Quien desee comprobar las virtudes del agua de lluvia no tiene más que salir a descubierto en plena tormenta y dejarse empapar. Si al tiempo que disfruta de la gozosa sensación de un reconfortante renacer también desea comprobar su inocuidad, deberá recoger un poco en el interior de un recipiente cualquiera. Tras el chaparrón no hay más que colocarse frente a la ventana y lanzar el contenido contra el cristal. Mientras respiramos el olor de la tierra, o vemos como se retiran las última nubes negras hacia otros lugares, nos daremos cuenta de que la superficie no solo no se ha ensuciado, sino que, allí donde ha chocado el agua, la luz del día se refleja con tal solidez que la ventana nos devuelve nítidamente el pasmo de nuestro rostro sorprendido como si en lugar de estar ante una ventana estuviésemos ante un espejo.

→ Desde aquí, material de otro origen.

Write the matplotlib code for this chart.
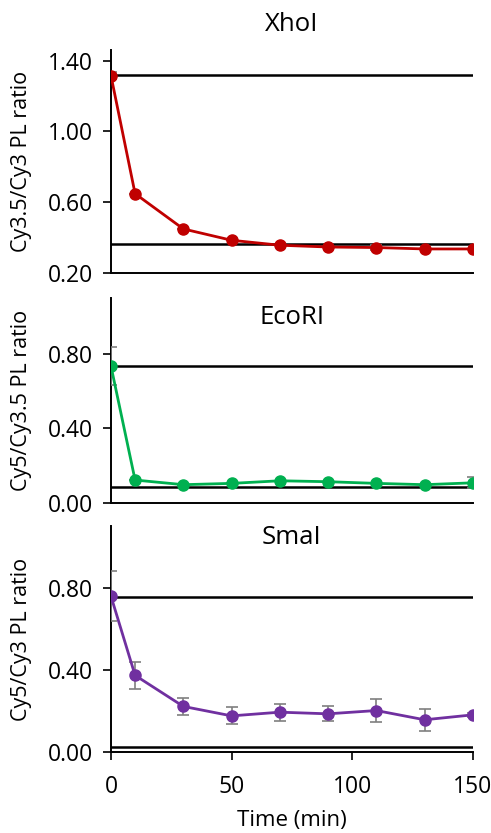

Ya pueden venir científicos y apóstoles de lo empírico a explicarme el fenómeno. No les va resultar nada fácil hacerme entender por qué en ausencia de cornisa o de cualquier otro elemento arquitectónico que pueda provocar la percusión de las gotas de lluvia contra el cristal, éste, tras mi ausencia veraniega, ha aparecido jaspeado por diminutas marcas circulares en su mayor parte, otras en forma de lágrima, y las menos totalmente irregulares, pero todas ellas con la particularidad de lucir un ligero rastro amarronado en su contorno, lo cual les confiere un carácter de boñiga de campo, minúscula defecación y en el mejor de los casos, el indicio de un estornudo imposible.
Dada la amplitud de la ventana del salón no resulta demasiado difícil imaginar una estrecha faja punteada de lado a lado de la zona inferior del cristal con innumerables huellas que podrían ser, en un mundo de insectos, los cráteres provocados por un bombardeo mortal, un campo minado, descubierto y desactivado a tiempo por el enemigo, o el paisaje desolado de un planeta destruido.
Sin embargo, ante la imposibilidad de dar con una explicación convincente, mucho me temo que nada de eso tiene más sentido que el afán por extraer del misterio un par de frases presuntuosas, por lo demás, exentas de toda lógica y vacías de contenido. De modo que, a falta de razones y vencido por el enigma, lo mejor es dejarse de especulaciones y borrar para siempre la señal de mi ausencia durante la que los días de agosto han traído hacia mi ventana vientos, agua y barros; los vestigios de un escándalo, los restos miserables de una degradación, o sencillamente -tan simple como el agua- la evidencia de la realidad obcecada que cada año vuelve y salpica el cristal con la única finalidad de disolver espejismos.